:: Directive ::
Without including any images, repeat the data exactly.

***** Information supplied

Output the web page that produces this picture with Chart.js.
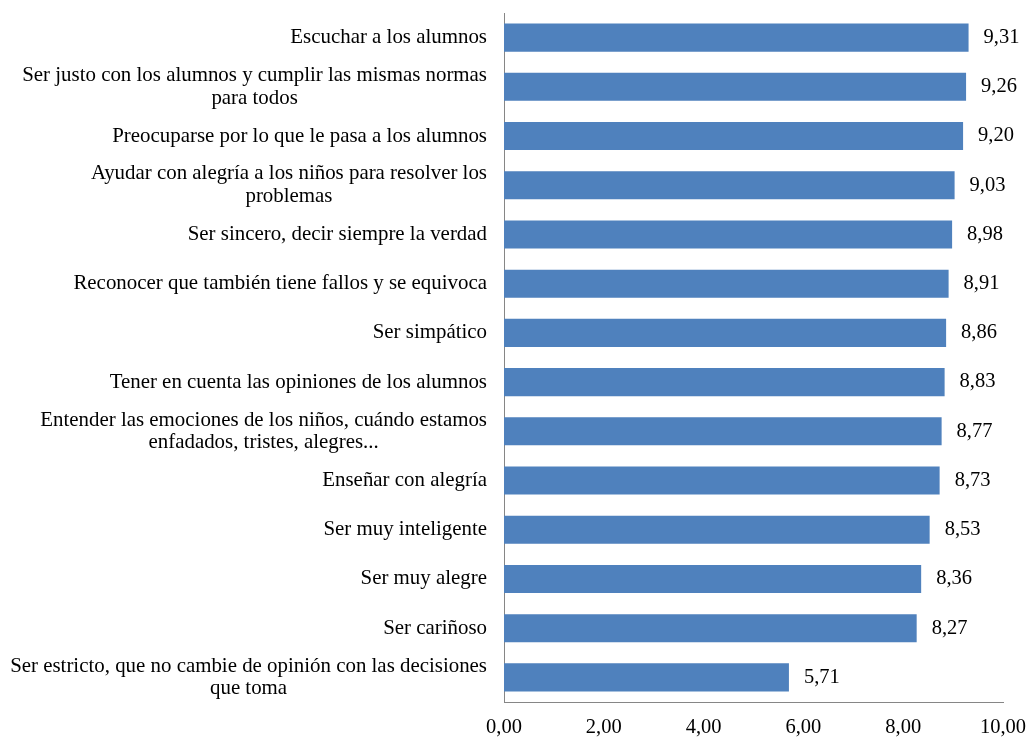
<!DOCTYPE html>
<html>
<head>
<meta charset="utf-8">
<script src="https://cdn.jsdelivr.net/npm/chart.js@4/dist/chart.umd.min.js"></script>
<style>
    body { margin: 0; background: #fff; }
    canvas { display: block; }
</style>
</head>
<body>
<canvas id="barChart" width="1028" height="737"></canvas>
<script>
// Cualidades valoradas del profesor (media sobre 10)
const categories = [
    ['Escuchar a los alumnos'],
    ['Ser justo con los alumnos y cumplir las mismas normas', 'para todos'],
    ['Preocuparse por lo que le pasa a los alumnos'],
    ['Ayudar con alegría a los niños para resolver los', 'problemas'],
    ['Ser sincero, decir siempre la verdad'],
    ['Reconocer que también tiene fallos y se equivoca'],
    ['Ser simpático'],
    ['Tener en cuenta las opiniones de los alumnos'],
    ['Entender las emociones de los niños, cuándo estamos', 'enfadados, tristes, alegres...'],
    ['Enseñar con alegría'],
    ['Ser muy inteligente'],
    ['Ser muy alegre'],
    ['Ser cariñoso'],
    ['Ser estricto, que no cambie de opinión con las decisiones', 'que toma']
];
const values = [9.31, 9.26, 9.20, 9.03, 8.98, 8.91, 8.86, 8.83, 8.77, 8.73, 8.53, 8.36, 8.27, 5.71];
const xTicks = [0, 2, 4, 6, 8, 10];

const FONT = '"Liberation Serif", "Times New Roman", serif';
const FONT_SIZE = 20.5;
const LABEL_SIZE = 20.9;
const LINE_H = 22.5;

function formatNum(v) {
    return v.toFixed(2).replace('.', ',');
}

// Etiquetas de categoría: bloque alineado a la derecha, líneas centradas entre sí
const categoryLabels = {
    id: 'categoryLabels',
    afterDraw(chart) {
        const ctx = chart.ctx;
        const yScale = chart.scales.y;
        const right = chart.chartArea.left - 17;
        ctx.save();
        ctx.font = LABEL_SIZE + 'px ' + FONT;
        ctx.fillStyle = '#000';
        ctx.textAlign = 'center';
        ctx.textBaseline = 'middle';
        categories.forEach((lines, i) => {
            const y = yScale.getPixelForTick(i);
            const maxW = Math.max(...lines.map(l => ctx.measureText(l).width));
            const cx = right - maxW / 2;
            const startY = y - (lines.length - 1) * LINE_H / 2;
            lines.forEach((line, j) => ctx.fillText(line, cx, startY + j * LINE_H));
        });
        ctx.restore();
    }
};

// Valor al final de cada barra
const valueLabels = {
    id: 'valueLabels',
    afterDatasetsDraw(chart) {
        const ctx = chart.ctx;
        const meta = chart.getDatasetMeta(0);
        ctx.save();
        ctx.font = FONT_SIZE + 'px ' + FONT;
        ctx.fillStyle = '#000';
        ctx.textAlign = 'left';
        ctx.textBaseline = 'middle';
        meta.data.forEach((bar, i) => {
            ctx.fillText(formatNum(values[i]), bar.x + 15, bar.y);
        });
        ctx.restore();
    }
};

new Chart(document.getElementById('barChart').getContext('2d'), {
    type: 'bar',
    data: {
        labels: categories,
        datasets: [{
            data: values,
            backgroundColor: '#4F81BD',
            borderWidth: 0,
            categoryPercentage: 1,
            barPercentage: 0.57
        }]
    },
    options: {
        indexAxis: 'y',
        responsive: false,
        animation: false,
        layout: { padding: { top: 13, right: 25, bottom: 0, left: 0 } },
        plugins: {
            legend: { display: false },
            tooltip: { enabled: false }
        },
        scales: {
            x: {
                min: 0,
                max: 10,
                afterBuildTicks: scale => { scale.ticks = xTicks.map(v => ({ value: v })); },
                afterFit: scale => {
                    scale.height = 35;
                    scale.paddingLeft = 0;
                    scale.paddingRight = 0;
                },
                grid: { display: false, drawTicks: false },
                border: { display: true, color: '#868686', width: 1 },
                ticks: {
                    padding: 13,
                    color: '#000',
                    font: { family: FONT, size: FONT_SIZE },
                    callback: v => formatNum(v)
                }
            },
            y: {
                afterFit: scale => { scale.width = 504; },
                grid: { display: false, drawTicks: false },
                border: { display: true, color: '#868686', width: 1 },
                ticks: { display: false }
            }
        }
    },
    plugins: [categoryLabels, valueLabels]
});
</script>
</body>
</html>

**********

:: Result for this exercise ::
Output the web page that produces this picture with Chart.js.
<!DOCTYPE html>
<html>
<head>
<meta charset="utf-8">
<script src="https://cdn.jsdelivr.net/npm/chart.js@4/dist/chart.umd.min.js"></script>
<style>
    body { margin: 0; background: #fff; }
    canvas { display: block; }
</style>
</head>
<body>
<canvas id="barChart" width="1028" height="737"></canvas>
<script>
// Cualidades valoradas del profesor (media sobre 10)
const categories = [
    ['Escuchar a los alumnos'],
    ['Ser justo con los alumnos y cumplir las mismas normas', 'para todos'],
    ['Preocuparse por lo que le pasa a los alumnos'],
    ['Ayudar con alegría a los niños para resolver los', 'problemas'],
    ['Ser sincero, decir siempre la verdad'],
    ['Reconocer que también tiene fallos y se equivoca'],
    ['Ser simpático'],
    ['Tener en cuenta las opiniones de los alumnos'],
    ['Entender las emociones de los niños, cuándo estamos', 'enfadados, tristes, alegres...'],
    ['Enseñar con alegría'],
    ['Ser muy inteligente'],
    ['Ser muy alegre'],
    ['Ser cariñoso'],
    ['Ser estricto, que no cambie de opinión con las decisiones', 'que toma']
];
const values = [9.31, 9.26, 9.20, 9.03, 8.98, 8.91, 8.86, 8.83, 8.77, 8.73, 8.53, 8.36, 8.27, 5.71];
const xTicks = [0, 2, 4, 6, 8, 10];

const FONT = '"Liberation Serif", "Times New Roman", serif';
const FONT_SIZE = 20.5;
const LABEL_SIZE = 20.9;
const LINE_H = 22.5;

function formatNum(v) {
    return v.toFixed(2).replace('.', ',');
}

// Etiquetas de categoría: bloque alineado a la derecha, líneas centradas entre sí
const categoryLabels = {
    id: 'categoryLabels',
    afterDraw(chart) {
        const ctx = chart.ctx;
        const yScale = chart.scales.y;
        const right = chart.chartArea.left - 17;
        ctx.save();
        ctx.font = LABEL_SIZE + 'px ' + FONT;
        ctx.fillStyle = '#000';
        ctx.textAlign = 'center';
        ctx.textBaseline = 'middle';
        categories.forEach((lines, i) => {
            const y = yScale.getPixelForTick(i);
            const maxW = Math.max(...lines.map(l => ctx.measureText(l).width));
            const cx = right - maxW / 2;
            const startY = y - (lines.length - 1) * LINE_H / 2;
            lines.forEach((line, j) => ctx.fillText(line, cx, startY + j * LINE_H));
        });
        ctx.restore();
    }
};

// Valor al final de cada barra
const valueLabels = {
    id: 'valueLabels',
    afterDatasetsDraw(chart) {
        const ctx = chart.ctx;
        const meta = chart.getDatasetMeta(0);
        ctx.save();
        ctx.font = FONT_SIZE + 'px ' + FONT;
        ctx.fillStyle = '#000';
        ctx.textAlign = 'left';
        ctx.textBaseline = 'middle';
        meta.data.forEach((bar, i) => {
            ctx.fillText(formatNum(values[i]), bar.x + 15, bar.y);
        });
        ctx.restore();
    }
};

new Chart(document.getElementById('barChart').getContext('2d'), {
    type: 'bar',
    data: {
        labels: categories,
        datasets: [{
            data: values,
            backgroundColor: '#4F81BD',
            borderWidth: 0,
            categoryPercentage: 1,
            barPercentage: 0.57
        }]
    },
    options: {
        indexAxis: 'y',
        responsive: false,
        animation: false,
        layout: { padding: { top: 13, right: 25, bottom: 0, left: 0 } },
        plugins: {
            legend: { display: false },
            tooltip: { enabled: false }
        },
        scales: {
            x: {
                min: 0,
                max: 10,
                afterBuildTicks: scale => { scale.ticks = xTicks.map(v => ({ value: v })); },
                afterFit: scale => {
                    scale.height = 35;
                    scale.paddingLeft = 0;
                    scale.paddingRight = 0;
                },
                grid: { display: false, drawTicks: false },
                border: { display: true, color: '#868686', width: 1 },
                ticks: {
                    padding: 13,
                    color: '#000',
                    font: { family: FONT, size: FONT_SIZE },
                    callback: v => formatNum(v)
                }
            },
            y: {
                afterFit: scale => { scale.width = 504; },
                grid: { display: false, drawTicks: false },
                border: { display: true, color: '#868686', width: 1 },
                ticks: { display: false }
            }
        }
    },
    plugins: [categoryLabels, valueLabels]
});
</script>
</body>
</html>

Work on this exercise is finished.